*Figure scripts*
_ _ _ _ _

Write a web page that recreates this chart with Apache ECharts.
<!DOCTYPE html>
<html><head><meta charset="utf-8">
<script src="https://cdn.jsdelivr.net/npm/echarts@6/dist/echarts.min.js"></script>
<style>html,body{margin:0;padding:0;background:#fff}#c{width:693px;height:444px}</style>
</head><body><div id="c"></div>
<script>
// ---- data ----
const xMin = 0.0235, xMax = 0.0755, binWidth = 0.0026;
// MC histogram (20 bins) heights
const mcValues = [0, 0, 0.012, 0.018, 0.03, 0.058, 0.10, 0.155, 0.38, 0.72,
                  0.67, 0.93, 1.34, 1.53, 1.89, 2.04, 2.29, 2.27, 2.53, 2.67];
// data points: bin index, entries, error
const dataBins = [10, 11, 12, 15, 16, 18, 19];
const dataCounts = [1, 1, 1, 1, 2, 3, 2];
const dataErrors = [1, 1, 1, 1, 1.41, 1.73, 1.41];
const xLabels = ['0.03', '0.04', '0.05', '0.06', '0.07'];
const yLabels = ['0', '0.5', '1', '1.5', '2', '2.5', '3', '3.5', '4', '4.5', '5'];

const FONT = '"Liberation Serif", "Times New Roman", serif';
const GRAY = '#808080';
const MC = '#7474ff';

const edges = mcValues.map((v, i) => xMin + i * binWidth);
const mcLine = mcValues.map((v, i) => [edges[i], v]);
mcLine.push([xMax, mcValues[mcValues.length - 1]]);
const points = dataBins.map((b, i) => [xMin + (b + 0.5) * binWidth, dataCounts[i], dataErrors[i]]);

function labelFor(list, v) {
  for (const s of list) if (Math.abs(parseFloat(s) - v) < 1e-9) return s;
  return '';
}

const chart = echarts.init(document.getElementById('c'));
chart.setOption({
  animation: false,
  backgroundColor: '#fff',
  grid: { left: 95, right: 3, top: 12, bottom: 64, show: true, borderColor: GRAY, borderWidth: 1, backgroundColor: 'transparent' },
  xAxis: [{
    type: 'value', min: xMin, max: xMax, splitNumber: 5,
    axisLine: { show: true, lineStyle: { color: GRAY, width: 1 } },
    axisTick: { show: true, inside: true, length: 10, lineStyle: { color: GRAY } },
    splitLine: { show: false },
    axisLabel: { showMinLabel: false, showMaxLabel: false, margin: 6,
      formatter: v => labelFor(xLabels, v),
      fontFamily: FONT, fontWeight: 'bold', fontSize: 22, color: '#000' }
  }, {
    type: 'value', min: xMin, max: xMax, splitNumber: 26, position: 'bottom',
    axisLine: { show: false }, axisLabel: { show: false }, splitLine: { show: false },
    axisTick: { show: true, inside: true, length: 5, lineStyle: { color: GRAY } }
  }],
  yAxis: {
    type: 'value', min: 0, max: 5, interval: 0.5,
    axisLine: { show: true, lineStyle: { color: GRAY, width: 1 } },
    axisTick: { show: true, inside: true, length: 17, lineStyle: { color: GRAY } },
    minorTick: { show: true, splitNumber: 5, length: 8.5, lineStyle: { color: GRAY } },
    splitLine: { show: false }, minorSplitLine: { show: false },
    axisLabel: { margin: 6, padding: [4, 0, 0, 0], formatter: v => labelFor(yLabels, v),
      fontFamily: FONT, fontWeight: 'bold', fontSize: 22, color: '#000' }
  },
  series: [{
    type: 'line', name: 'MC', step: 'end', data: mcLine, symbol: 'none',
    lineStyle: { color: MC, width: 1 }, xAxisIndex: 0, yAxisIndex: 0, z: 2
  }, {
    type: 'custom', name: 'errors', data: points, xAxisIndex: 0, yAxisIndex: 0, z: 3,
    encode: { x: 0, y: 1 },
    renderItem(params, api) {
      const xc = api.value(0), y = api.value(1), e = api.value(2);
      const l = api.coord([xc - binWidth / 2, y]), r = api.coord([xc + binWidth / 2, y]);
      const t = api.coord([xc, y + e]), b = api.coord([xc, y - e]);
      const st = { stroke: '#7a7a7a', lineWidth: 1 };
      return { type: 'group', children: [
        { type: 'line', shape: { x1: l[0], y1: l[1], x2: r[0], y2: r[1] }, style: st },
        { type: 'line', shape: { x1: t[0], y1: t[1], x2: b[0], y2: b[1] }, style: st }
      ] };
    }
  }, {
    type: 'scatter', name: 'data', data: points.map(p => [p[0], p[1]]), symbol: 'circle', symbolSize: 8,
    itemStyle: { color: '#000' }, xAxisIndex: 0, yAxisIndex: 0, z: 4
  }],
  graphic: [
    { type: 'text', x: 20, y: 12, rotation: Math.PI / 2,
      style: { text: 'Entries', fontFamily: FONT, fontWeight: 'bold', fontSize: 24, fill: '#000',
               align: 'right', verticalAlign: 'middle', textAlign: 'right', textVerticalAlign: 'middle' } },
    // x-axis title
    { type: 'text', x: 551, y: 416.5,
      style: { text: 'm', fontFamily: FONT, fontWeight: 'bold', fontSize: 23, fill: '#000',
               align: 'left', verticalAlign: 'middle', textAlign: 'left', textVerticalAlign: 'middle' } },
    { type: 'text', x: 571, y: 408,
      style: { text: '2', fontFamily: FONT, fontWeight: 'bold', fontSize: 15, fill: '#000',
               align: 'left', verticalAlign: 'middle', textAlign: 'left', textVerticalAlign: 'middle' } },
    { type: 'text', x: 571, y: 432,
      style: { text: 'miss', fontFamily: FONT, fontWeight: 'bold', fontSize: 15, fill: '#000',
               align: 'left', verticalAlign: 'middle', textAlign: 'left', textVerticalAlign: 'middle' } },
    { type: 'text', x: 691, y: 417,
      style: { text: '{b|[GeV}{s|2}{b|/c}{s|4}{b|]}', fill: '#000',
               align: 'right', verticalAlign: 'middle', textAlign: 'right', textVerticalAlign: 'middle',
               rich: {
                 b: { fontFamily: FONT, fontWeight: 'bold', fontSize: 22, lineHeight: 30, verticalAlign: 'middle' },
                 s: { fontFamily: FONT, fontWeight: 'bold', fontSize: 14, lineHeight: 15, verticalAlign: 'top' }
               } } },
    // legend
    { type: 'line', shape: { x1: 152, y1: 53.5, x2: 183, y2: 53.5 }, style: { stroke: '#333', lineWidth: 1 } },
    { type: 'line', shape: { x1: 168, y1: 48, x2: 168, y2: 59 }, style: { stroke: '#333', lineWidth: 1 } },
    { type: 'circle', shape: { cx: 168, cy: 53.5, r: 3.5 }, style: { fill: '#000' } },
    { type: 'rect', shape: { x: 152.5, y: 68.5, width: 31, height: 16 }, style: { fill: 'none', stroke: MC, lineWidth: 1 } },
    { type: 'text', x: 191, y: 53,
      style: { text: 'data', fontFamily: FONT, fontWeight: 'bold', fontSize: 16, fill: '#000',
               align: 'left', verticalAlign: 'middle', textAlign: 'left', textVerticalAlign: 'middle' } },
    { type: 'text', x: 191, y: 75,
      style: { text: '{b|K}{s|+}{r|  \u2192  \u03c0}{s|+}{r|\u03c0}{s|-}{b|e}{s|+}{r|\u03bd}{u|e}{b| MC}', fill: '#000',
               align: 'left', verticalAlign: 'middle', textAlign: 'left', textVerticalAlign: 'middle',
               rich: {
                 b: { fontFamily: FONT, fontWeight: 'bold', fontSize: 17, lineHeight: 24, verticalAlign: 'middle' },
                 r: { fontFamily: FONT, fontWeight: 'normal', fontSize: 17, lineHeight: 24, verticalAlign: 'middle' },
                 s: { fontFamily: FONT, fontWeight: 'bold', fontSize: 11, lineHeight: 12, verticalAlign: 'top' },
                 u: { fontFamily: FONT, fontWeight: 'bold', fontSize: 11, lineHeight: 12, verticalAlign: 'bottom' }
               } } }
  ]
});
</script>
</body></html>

_ _ _ _ _

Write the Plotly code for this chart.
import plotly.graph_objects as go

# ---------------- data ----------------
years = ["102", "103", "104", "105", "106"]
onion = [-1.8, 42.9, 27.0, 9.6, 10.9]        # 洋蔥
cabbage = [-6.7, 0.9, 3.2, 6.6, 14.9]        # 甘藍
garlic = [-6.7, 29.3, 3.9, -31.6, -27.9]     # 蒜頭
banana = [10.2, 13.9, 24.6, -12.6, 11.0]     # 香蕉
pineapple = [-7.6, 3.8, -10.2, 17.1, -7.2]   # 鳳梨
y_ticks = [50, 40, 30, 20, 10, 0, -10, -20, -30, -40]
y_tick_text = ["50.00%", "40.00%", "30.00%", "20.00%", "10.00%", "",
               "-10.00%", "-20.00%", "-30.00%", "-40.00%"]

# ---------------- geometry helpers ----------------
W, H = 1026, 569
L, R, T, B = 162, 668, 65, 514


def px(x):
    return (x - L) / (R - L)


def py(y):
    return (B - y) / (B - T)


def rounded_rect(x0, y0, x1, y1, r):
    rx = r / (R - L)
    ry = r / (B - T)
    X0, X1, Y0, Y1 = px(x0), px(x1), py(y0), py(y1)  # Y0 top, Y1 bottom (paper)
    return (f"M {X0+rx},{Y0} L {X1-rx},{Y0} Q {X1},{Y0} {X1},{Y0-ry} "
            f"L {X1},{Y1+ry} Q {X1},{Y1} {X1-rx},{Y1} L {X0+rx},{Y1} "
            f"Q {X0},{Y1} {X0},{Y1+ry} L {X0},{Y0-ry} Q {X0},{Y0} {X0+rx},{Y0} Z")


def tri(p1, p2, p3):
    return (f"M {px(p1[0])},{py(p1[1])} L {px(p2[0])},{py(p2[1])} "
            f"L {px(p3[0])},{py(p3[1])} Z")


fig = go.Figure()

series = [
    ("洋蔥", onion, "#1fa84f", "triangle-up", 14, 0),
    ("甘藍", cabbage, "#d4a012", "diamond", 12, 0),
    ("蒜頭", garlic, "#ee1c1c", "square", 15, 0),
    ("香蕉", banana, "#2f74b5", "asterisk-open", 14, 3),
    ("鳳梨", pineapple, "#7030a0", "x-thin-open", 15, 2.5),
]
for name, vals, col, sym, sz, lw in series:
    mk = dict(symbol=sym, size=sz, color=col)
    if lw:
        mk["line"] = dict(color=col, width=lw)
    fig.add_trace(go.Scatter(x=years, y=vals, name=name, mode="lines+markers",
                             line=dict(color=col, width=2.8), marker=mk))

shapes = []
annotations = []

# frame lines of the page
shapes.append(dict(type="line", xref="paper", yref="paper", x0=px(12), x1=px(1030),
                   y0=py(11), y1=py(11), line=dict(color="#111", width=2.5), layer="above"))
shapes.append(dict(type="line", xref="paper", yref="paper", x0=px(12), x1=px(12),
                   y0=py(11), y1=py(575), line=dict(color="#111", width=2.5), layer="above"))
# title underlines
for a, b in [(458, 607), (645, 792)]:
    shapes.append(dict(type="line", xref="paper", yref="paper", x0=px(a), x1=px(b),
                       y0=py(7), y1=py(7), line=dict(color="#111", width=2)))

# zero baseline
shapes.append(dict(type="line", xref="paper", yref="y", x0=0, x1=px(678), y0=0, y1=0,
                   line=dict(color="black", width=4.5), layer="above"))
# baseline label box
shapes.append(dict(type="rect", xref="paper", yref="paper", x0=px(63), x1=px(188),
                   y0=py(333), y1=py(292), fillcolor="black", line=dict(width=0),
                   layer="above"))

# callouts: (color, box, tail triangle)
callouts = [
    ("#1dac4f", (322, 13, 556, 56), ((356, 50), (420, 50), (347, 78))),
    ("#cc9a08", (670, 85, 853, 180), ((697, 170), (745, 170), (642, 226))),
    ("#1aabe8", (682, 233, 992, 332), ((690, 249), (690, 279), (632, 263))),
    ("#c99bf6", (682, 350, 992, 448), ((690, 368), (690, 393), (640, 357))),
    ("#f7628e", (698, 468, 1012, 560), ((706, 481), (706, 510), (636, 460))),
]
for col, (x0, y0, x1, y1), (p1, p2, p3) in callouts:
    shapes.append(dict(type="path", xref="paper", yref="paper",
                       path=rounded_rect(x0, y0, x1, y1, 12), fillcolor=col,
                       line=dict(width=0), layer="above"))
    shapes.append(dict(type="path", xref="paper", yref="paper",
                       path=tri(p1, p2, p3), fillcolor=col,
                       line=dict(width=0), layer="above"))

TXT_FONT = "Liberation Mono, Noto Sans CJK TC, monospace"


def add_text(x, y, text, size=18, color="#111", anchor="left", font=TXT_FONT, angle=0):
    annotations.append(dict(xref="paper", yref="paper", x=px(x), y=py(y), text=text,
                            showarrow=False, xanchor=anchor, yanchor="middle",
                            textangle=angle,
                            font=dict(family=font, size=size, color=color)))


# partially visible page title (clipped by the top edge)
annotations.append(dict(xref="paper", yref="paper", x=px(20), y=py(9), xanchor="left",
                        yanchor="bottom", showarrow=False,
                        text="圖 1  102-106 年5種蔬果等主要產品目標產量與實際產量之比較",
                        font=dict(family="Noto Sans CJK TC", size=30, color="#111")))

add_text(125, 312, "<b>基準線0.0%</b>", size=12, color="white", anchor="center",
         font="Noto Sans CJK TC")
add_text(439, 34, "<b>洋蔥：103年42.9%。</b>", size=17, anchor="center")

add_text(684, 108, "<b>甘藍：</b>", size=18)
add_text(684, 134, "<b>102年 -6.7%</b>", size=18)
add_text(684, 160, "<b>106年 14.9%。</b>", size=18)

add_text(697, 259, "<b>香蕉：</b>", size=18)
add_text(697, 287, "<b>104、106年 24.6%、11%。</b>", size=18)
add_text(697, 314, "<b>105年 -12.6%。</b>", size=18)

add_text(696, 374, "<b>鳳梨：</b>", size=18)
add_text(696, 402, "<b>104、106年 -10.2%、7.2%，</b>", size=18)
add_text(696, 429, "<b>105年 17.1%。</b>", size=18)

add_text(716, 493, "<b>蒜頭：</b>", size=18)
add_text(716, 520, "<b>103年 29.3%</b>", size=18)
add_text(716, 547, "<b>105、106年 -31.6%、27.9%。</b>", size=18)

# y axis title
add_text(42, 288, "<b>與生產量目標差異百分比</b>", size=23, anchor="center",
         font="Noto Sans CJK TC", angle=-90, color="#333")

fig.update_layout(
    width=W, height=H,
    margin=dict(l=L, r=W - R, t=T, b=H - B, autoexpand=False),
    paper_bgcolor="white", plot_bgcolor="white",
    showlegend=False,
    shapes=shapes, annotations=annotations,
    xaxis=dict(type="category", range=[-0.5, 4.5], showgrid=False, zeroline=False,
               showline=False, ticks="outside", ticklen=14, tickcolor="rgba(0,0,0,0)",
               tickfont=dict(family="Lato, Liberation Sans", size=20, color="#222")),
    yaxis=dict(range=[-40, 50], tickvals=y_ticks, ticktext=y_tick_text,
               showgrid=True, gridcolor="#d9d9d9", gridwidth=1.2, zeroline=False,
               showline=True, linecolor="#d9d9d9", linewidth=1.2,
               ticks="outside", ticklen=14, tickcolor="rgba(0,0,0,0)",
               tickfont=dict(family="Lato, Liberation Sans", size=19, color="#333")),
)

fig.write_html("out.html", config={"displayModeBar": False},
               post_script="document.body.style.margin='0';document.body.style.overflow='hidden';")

_ _ _ _ _

Count the lines that hold the string "page" and state that number alone.

*Task solution*
3